A second step 32 calls for determining the degree of relevancy. The second step 32 may include receiving instructions for determining the degree of relevancy. The second step 32 may also include determining the degree of relevancy using at least one of the relevancy ratio, the adjusted relevancy ratio and other methods as may be input.
A third step 33 calls for classifying the trace log entries. In general, the classifying is correlated to the degree of relevancy. Typically, classifying the trace log entries is accomplished by highlighting with a selected color. In one embodiment, the color displayed correlates to the degree of relevancy. The third step 33 may include receiving instructions for classifying the trace log entries. The instructions may include preferences such as the selected color and other highlighting details. The preferences may be input by at least one of the keyboard 109, the mouse 110, and the network 121. The teachings call for the use of default preferences if no preferences are input. The instructions may also include a degree of relevancy threshold. The third step 33 may include alerting the user to the trace log entries that exceed the degree of relevancy threshold.
The teachings also call for using trace log entries as “markers” to identify a window in the “diff” output 20 display. The markers identify at least one of a beginning, middle, and end of the window the user selects to display the “diff” output 20. For example, Linux systems typically boot with the “beginning marker” entry “syslogd 1.4.1: restart.” This trace log entry is the first entry in both the first trace log 21 and the second trace log 22. The beginning marker entry also may be used as an “end marker” by specifying “syslogd 1.4.1: restart” minus one message. The end marker entry identifies the last message in the “diff” output 20. The end marker entry is generally used if running a code section that failed at erratic times.
A “middle marker” identifies the trace log entry to focus the display on, surrounded by a selected number, N, of entries before and after the middle marker entry. For example, the entry “linux-009053038201 kernel: klogd 1.4.1, log source /proc/kmsg started.” appears in the “diff” output 20. The user may identify the trace log entry “log source=/proc/kmsg started.” as the middle marker. If this entry appears multiple times in the trace logs, then this entry along with N entries above and below are displayed for each appearance.

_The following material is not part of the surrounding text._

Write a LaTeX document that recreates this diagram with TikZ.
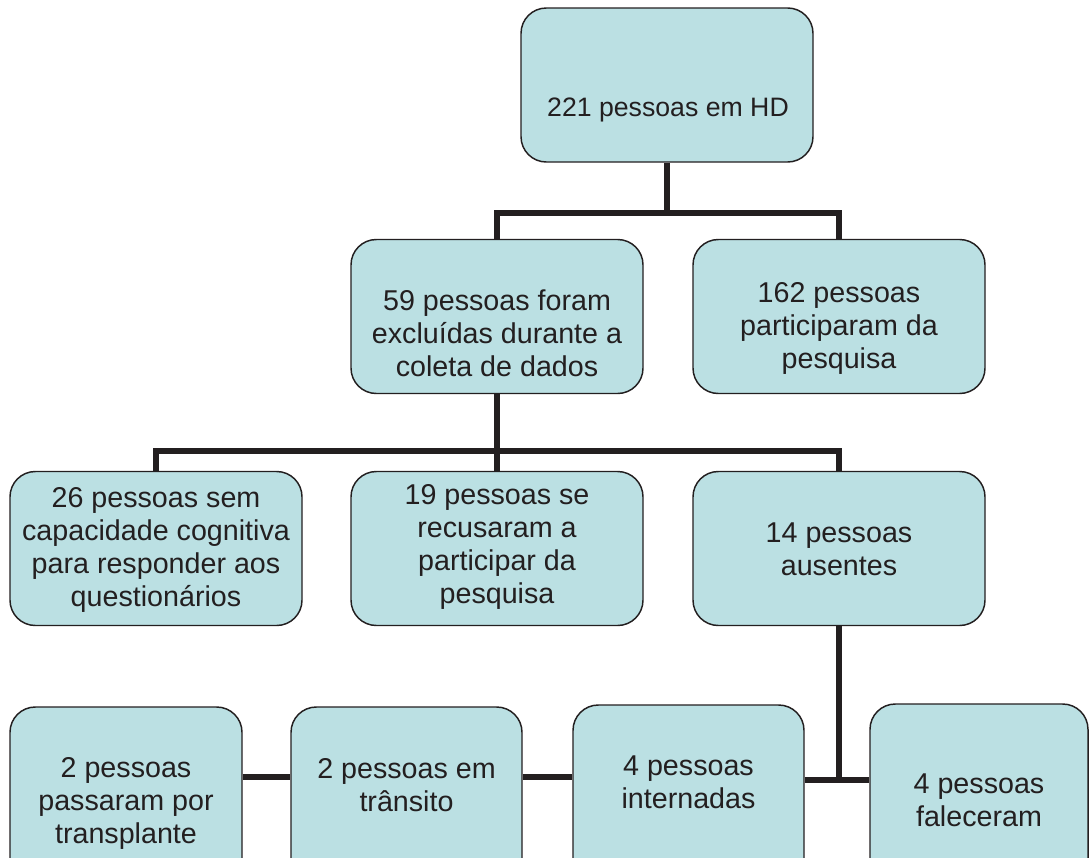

The capabilities of the present invention can be implemented in software, firmware, hardware or some combination thereof.
As one example, one or more aspects of the present invention can be included in an article of manufacture (e.g., one or more computer program products) having, for instance, computer usable media. The media has embodied therein, for instance, computer readable program code means for providing and facilitating the capabilities of the present invention. The article of manufacture can be included as a part of a computer system or sold separately.
Additionally, at least one program storage device readable by a machine, tangibly embodying at least one program of instructions executable by the machine to perform the capabilities of the present invention can be provided.
The flow diagrams depicted herein are just examples. There may be many variations to these diagrams or the steps (or operations) described therein without departing from the spirit of the invention. For instance, the steps may be performed in a differing order, or steps may be added, deleted or modified. All of these variations are considered a part of the claimed invention.
While the preferred embodiment to the invention has been described, it will be understood that those skilled in the art, both now and in the future, may make various improvements and enhancements which fall within the scope of the claims which follow. These claims should be construed to maintain the proper protection for the invention first described.